--- start of Collected data ---

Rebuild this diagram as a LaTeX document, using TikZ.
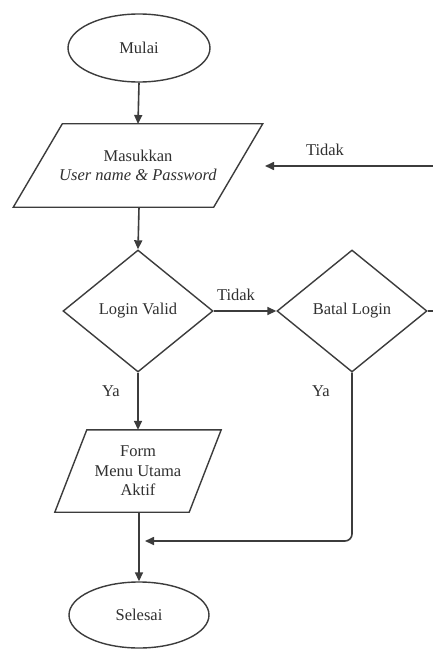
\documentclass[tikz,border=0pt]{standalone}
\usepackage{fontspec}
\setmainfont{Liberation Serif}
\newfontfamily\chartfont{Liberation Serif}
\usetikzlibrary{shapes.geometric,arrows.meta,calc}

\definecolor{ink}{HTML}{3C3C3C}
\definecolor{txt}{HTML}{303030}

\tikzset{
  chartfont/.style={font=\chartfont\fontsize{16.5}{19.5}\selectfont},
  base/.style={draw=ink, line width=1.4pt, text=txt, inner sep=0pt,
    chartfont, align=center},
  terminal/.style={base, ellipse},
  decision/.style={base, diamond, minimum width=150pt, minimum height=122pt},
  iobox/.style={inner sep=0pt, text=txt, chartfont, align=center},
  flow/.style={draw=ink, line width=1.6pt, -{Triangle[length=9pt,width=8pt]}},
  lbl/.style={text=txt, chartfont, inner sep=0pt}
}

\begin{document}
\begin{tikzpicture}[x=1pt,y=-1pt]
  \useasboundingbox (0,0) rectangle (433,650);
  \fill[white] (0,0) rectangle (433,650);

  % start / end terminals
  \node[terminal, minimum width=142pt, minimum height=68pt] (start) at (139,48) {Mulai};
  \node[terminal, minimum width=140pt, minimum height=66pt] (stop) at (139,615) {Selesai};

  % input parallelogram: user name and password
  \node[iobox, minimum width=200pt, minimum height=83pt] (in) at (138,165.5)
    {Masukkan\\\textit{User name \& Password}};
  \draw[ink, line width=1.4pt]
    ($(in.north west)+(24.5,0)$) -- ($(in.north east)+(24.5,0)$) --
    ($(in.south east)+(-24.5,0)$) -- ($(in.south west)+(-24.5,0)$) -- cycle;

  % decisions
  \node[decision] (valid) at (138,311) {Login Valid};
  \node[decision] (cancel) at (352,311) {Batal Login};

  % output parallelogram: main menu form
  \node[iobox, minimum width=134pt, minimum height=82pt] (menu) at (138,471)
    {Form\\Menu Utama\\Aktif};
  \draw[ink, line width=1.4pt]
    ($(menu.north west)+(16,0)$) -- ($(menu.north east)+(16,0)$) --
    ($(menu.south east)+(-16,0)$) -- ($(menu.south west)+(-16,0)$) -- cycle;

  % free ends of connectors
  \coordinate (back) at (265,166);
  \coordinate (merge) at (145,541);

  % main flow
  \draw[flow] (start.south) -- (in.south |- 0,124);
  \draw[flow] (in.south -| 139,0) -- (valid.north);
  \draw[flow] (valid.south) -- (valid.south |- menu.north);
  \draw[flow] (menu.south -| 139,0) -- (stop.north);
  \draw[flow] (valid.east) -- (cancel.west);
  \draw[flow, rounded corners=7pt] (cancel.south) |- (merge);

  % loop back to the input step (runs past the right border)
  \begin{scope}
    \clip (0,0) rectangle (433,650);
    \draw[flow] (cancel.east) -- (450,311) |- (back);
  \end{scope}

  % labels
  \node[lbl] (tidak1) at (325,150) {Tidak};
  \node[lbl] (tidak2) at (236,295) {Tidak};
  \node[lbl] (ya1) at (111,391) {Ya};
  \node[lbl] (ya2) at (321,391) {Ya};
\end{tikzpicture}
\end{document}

--- end of Collected data ---

**Exercise brief:** Copy the material shown above in full and exactly. Skip the pictures.

**Task response:**
Rebuild this diagram as a LaTeX document, using TikZ.
\documentclass[tikz,border=0pt]{standalone}
\usepackage{fontspec}
\setmainfont{Liberation Serif}
\newfontfamily\chartfont{Liberation Serif}
\usetikzlibrary{shapes.geometric,arrows.meta,calc}

\definecolor{ink}{HTML}{3C3C3C}
\definecolor{txt}{HTML}{303030}

\tikzset{
  chartfont/.style={font=\chartfont\fontsize{16.5}{19.5}\selectfont},
  base/.style={draw=ink, line width=1.4pt, text=txt, inner sep=0pt,
    chartfont, align=center},
  terminal/.style={base, ellipse},
  decision/.style={base, diamond, minimum width=150pt, minimum height=122pt},
  iobox/.style={inner sep=0pt, text=txt, chartfont, align=center},
  flow/.style={draw=ink, line width=1.6pt, -{Triangle[length=9pt,width=8pt]}},
  lbl/.style={text=txt, chartfont, inner sep=0pt}
}

\begin{document}
\begin{tikzpicture}[x=1pt,y=-1pt]
  \useasboundingbox (0,0) rectangle (433,650);
  \fill[white] (0,0) rectangle (433,650);

  % start / end terminals
  \node[terminal, minimum width=142pt, minimum height=68pt] (start) at (139,48) {Mulai};
  \node[terminal, minimum width=140pt, minimum height=66pt] (stop) at (139,615) {Selesai};

  % input parallelogram: user name and password
  \node[iobox, minimum width=200pt, minimum height=83pt] (in) at (138,165.5)
    {Masukkan\\\textit{User name \& Password}};
  \draw[ink, line width=1.4pt]
    ($(in.north west)+(24.5,0)$) -- ($(in.north east)+(24.5,0)$) --
    ($(in.south east)+(-24.5,0)$) -- ($(in.south west)+(-24.5,0)$) -- cycle;

  % decisions
  \node[decision] (valid) at (138,311) {Login Valid};
  \node[decision] (cancel) at (352,311) {Batal Login};

  % output parallelogram: main menu form
  \node[iobox, minimum width=134pt, minimum height=82pt] (menu) at (138,471)
    {Form\\Menu Utama\\Aktif};
  \draw[ink, line width=1.4pt]
    ($(menu.north west)+(16,0)$) -- ($(menu.north east)+(16,0)$) --
    ($(menu.south east)+(-16,0)$) -- ($(menu.south west)+(-16,0)$) -- cycle;

  % free ends of connectors
  \coordinate (back) at (265,166);
  \coordinate (merge) at (145,541);

  % main flow
  \draw[flow] (start.south) -- (in.south |- 0,124);
  \draw[flow] (in.south -| 139,0) -- (valid.north);
  \draw[flow] (valid.south) -- (valid.south |- menu.north);
  \draw[flow] (menu.south -| 139,0) -- (stop.north);
  \draw[flow] (valid.east) -- (cancel.west);
  \draw[flow, rounded corners=7pt] (cancel.south) |- (merge);

  % loop back to the input step (runs past the right border)
  \begin{scope}
    \clip (0,0) rectangle (433,650);
    \draw[flow] (cancel.east) -- (450,311) |- (back);
  \end{scope}

  % labels
  \node[lbl] (tidak1) at (325,150) {Tidak};
  \node[lbl] (tidak2) at (236,295) {Tidak};
  \node[lbl] (ya1) at (111,391) {Ya};
  \node[lbl] (ya2) at (321,391) {Ya};
\end{tikzpicture}
\end{document}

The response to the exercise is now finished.